I’m convinced it’s the mountains. We’re not going anywhere.
We're committed to making it work, but in order to afford living expenses AND keep up with our debt repayment plan, we have to be strategic. Here's how we do it:
(1) We both have salaried jobs. First, can I just say that we are lucky, lucky, lucky? We didn't move here with these gigs. Yes, we worked our butts off to find them, but opportunities are somewhat limited, and we feel incredibly grateful. Prior to this, Fortysomething spent 10 years as a contract worker. Contract work can be lucrative, but it can also be unpredictable, and in this town we need income predictability. Two regular paychecks and employer-sponsored health insurance are crucial for us.

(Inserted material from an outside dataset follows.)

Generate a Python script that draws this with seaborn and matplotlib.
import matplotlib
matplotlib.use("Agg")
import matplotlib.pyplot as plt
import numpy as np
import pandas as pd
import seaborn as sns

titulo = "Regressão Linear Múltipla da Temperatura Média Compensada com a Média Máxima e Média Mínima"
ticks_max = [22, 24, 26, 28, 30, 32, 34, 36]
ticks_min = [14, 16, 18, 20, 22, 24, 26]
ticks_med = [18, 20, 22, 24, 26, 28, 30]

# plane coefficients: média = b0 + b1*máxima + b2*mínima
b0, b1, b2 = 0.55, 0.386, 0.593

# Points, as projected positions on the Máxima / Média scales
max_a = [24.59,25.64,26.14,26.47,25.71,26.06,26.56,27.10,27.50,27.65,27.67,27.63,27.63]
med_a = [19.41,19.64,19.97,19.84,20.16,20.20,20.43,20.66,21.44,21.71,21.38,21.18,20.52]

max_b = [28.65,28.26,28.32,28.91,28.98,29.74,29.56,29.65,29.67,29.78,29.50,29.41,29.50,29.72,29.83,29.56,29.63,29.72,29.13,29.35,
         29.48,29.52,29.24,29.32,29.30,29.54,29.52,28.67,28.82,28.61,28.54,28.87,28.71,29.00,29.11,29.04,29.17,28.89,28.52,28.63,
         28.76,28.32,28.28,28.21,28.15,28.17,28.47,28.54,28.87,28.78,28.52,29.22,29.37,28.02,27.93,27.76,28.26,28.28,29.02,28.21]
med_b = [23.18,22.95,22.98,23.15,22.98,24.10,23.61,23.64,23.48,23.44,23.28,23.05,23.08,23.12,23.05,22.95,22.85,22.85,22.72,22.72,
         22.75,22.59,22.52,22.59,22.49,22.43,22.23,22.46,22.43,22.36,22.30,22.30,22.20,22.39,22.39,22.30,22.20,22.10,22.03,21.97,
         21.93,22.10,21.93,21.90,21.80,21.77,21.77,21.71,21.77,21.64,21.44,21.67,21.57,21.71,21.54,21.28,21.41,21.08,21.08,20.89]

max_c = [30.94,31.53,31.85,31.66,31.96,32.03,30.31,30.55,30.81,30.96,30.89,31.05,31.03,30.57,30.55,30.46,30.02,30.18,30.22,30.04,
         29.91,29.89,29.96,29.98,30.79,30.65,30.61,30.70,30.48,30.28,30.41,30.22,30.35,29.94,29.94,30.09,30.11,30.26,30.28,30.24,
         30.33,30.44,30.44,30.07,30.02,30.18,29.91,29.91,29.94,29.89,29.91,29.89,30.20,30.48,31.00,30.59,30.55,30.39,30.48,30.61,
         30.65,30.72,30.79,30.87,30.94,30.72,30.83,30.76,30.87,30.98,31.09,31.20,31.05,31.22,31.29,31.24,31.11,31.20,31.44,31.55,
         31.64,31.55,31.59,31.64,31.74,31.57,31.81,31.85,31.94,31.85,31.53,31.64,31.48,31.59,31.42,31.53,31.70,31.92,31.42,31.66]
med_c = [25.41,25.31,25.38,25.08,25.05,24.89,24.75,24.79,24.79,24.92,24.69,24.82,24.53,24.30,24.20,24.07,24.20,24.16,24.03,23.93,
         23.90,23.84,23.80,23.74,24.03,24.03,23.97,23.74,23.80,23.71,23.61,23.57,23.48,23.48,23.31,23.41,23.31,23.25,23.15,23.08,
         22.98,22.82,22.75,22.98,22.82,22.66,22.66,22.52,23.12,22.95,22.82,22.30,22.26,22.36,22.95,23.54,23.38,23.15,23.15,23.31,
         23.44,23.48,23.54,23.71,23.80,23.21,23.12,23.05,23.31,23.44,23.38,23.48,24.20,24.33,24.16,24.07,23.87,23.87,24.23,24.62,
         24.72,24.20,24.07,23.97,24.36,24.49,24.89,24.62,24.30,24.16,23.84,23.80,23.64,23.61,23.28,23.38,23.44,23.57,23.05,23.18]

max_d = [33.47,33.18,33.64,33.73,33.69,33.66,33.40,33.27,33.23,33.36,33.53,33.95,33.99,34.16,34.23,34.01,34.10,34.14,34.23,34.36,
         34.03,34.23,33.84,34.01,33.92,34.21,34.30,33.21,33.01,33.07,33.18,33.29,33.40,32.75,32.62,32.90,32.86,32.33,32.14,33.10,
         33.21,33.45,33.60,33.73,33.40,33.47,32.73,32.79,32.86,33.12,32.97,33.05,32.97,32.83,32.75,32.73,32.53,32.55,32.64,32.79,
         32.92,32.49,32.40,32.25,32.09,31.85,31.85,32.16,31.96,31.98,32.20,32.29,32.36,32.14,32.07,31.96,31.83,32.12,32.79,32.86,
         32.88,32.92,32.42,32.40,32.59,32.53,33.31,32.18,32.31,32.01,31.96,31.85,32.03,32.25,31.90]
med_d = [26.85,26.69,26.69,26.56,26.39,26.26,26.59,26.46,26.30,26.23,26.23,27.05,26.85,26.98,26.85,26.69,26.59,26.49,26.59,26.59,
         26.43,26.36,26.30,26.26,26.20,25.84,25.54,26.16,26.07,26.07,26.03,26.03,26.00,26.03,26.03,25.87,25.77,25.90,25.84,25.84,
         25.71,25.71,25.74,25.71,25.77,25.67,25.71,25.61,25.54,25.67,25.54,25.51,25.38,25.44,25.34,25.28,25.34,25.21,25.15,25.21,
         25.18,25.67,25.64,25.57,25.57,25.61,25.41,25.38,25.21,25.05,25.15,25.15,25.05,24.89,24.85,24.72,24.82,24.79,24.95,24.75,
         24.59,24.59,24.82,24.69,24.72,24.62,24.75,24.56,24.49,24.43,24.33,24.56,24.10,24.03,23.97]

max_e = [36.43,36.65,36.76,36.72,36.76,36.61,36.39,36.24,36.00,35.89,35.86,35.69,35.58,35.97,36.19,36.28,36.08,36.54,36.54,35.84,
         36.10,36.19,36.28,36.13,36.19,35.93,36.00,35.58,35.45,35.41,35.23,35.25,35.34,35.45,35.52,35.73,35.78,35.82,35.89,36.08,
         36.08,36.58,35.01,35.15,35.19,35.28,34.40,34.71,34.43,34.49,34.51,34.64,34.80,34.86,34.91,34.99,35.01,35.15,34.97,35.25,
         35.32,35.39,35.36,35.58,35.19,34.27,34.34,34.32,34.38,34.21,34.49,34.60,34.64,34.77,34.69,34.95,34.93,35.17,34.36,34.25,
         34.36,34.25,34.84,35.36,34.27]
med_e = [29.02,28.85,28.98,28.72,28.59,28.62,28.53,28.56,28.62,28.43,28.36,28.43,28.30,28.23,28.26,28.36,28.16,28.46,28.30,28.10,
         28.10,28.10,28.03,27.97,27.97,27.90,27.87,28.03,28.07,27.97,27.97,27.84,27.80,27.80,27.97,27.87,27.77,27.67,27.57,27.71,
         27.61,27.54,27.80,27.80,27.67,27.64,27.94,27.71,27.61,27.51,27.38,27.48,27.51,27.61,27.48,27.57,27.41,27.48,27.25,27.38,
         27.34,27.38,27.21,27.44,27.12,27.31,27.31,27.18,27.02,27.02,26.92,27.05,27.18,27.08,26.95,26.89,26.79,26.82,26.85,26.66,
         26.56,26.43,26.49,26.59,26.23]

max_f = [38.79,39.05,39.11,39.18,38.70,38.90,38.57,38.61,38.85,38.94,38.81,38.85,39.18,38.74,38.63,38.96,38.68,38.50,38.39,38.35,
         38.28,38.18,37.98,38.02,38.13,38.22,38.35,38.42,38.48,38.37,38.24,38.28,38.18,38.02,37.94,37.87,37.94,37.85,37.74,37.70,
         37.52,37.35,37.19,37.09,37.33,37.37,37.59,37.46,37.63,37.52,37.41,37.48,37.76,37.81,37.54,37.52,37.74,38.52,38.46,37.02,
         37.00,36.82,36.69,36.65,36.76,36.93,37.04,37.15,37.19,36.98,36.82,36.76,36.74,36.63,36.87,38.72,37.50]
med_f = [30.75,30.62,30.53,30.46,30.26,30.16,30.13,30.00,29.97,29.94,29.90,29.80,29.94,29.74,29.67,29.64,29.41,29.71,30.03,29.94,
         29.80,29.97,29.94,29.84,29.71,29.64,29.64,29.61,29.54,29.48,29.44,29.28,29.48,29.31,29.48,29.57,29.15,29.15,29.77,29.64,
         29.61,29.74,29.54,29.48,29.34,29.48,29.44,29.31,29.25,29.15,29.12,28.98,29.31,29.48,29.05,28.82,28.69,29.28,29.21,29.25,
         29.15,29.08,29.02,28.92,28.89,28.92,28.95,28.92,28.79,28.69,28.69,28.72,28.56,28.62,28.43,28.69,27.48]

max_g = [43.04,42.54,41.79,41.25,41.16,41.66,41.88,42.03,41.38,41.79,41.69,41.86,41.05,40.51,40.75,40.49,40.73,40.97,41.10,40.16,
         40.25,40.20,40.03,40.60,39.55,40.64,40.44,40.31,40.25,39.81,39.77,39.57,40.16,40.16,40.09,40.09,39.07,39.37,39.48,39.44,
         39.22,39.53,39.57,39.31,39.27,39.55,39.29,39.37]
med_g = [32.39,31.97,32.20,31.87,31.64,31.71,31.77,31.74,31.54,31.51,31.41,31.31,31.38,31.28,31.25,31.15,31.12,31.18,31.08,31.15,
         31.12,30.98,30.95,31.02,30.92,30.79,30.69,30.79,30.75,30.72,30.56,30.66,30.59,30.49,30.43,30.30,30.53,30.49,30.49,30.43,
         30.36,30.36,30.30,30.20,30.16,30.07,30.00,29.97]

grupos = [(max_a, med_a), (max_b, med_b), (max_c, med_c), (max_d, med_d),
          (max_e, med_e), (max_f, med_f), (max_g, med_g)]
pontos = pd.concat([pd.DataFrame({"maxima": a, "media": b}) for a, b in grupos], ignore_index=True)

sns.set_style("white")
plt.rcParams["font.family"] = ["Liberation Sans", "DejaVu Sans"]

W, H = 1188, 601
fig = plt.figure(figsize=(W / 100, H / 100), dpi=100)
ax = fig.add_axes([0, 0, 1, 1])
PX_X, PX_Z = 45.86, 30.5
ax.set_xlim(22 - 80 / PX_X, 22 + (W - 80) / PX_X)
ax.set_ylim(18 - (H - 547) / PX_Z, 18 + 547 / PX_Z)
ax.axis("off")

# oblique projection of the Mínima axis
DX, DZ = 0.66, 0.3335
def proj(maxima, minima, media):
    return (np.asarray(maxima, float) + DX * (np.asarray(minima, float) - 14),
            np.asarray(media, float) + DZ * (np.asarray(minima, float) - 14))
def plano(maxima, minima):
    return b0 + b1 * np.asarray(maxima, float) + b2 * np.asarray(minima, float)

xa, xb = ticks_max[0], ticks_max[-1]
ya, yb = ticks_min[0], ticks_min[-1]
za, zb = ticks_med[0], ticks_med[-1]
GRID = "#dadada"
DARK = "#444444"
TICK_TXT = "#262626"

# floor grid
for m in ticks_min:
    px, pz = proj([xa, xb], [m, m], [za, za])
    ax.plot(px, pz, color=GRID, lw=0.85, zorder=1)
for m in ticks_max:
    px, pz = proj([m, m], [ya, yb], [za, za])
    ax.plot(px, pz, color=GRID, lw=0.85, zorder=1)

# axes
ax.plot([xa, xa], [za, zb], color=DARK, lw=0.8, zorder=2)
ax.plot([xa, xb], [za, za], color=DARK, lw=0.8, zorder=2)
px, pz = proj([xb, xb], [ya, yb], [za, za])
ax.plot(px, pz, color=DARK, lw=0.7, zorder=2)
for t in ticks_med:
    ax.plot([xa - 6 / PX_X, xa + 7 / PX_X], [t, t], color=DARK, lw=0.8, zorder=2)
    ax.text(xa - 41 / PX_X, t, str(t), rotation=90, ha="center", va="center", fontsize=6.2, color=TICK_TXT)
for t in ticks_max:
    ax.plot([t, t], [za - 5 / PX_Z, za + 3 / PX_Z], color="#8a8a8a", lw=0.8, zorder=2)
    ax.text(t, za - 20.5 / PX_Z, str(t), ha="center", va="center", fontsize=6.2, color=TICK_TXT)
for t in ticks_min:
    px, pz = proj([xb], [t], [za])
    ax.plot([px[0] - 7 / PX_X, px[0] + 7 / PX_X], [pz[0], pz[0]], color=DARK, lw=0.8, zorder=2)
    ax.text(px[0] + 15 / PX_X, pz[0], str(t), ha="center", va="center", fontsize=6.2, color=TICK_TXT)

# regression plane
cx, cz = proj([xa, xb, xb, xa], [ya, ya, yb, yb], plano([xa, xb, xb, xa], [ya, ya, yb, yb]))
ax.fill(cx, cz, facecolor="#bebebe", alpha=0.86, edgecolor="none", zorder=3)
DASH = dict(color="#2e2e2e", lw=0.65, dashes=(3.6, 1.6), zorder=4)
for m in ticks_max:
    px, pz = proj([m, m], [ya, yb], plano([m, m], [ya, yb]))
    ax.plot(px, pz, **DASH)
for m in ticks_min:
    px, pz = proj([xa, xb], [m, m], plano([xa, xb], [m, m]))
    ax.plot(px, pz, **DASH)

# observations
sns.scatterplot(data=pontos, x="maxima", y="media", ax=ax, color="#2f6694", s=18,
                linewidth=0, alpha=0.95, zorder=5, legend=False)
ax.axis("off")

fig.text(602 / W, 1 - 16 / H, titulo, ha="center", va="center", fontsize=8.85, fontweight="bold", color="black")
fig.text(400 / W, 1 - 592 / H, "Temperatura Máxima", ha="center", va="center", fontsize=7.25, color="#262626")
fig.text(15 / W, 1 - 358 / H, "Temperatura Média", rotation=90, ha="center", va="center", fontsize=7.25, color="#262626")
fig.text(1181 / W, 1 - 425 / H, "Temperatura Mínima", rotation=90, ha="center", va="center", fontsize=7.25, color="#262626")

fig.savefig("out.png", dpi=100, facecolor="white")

(2) We keep our transportation costs low. We own just one car, and because we never have that far to travel, we budget only ~$45 a month for gas. Fortysomething, the Kiddo, and I all walk to work or school. My commute on foot is about 45 minutes each way, which gets me outside and it allows me to forego my employer's pricy parking pass, an expense that would set us back by at least $500 a year.

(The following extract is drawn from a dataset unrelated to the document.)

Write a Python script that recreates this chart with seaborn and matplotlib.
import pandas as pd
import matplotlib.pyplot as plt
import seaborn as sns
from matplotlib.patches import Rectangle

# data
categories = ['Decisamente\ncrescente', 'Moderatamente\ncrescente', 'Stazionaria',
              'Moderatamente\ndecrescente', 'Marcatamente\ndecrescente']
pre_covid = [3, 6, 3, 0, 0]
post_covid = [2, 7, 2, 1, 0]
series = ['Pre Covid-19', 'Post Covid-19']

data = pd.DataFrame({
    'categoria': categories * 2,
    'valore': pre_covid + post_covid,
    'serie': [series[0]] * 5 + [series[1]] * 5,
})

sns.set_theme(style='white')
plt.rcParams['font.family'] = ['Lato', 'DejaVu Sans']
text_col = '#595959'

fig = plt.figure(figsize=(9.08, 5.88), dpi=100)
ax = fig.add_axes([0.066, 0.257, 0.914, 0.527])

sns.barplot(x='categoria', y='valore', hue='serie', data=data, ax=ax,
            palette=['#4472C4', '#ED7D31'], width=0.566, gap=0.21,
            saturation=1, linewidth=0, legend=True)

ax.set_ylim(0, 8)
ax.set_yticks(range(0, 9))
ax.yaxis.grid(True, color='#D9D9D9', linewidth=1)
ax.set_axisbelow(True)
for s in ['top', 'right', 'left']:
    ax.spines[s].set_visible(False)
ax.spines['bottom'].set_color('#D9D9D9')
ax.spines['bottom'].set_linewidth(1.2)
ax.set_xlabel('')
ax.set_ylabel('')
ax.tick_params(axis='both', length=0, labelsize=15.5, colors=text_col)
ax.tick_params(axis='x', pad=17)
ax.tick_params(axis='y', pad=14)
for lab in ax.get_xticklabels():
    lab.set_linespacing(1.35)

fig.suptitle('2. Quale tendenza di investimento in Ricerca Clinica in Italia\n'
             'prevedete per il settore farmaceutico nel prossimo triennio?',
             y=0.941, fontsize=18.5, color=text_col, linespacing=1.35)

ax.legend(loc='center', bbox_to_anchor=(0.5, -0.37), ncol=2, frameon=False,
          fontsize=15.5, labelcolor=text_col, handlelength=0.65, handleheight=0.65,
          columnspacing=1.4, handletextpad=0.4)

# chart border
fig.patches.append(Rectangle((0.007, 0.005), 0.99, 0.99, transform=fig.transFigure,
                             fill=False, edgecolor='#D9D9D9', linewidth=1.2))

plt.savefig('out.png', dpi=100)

(3) We signed a longer lease. Our apartment complex has month-to-month options as well as a variety of longer options (9-month, 12-month, 16-month, etc.) The longer the lease, the lower the price, so we decided to sign a year-long lease. It's a bit of a gamble in a complex like this one because you never know when you're going to get a noisy neighbor, but so far, it's working out fairly well.
(4) We shop at thrift stores. We have some well-stocked, independently-owned thrift stores here, and we’ve learned that we can find quality goods at low prices. We bought some of our furniture, a bunch of kitchen gear, and part of the Kiddo’s fall wardrobe from these stores and have saved at least a couple hundred dollars in the process.

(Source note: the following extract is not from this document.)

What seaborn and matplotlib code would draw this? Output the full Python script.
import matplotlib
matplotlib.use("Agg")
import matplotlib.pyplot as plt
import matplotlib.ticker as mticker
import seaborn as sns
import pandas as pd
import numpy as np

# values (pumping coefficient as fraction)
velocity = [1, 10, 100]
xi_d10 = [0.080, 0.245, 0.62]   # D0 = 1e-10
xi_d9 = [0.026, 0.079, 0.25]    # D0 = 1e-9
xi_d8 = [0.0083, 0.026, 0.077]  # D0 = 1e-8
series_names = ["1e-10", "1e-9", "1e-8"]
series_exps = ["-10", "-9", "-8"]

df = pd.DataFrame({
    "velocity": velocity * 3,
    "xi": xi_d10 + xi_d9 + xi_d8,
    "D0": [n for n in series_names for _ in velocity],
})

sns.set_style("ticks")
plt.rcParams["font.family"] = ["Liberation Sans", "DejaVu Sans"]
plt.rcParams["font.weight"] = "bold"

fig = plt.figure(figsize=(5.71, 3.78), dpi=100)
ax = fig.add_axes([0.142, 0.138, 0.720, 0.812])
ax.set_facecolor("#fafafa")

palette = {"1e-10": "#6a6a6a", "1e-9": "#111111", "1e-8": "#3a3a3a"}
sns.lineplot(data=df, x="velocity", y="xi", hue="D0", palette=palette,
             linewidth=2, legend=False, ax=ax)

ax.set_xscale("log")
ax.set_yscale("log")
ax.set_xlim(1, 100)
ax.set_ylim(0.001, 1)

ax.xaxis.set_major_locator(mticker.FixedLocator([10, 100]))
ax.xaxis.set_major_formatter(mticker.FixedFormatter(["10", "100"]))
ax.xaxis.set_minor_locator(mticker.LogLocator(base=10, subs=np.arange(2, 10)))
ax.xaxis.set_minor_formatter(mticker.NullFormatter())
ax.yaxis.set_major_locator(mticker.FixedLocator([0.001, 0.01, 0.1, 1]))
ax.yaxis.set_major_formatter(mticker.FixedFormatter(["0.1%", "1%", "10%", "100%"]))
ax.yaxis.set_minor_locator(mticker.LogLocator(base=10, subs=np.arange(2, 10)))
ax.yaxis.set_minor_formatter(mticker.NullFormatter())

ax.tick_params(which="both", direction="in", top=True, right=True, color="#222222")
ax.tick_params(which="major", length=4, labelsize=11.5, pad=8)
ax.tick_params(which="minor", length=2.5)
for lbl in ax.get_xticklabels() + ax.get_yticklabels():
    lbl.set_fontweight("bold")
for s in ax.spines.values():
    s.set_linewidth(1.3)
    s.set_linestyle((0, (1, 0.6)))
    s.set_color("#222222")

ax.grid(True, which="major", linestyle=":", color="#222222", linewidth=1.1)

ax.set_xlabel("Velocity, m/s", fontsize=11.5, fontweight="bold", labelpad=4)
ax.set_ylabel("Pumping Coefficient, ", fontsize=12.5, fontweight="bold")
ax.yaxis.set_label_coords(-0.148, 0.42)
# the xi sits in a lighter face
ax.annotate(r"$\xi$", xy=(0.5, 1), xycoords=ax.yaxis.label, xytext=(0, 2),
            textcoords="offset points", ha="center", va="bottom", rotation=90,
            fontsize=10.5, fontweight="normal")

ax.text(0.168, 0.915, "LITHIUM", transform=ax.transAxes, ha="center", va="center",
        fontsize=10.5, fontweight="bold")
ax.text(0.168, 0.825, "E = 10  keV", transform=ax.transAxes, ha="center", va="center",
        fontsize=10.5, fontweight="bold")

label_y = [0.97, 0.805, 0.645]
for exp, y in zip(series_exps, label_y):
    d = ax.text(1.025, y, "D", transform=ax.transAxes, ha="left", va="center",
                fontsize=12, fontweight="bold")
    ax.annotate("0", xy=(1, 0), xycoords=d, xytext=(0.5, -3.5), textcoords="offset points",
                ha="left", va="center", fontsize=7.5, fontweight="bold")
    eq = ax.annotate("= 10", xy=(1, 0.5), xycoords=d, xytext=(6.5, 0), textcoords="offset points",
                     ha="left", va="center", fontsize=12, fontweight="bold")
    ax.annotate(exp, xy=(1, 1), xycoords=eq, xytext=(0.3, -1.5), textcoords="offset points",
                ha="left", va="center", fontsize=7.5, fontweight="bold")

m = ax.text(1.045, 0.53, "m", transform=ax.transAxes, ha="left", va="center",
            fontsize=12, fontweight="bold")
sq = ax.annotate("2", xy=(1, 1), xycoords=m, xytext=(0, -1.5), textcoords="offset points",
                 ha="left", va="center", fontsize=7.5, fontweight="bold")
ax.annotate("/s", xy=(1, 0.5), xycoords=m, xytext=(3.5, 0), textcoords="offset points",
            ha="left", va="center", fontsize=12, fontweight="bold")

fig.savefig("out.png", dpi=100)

(5) We stopped going out to eat. Our little town boasts some amazing restaurants, but they’re generally priced for tourists. We were paying anywhere between $50 and $80 every time we went out for dinner. So we gave it up. We'll go out for special occasions, like birthdays and anniversaries, and live it up when we do.
(6) We’re choosy about activities. Things that are out: skiing (we don’t have the gear and we’re not going to rent), bike tours, concerts, and basically anything with an entrance fee. However, there’s still plenty to do without paying a cent, including movies on the town square, music in the park, the library, hiking, and running. I’m not saying we never feel like we’re missing out. Sometimes we do. (And by "we," I mostly mean me.) But the longer we live here, the easier it is to find free fun.
Like going to the lake:
Or taking a hike:
Or catching the sunset:
Thank you, nature. You're the best.
Do any of you live in a particularly expensive area? How do you keep your expenses in check?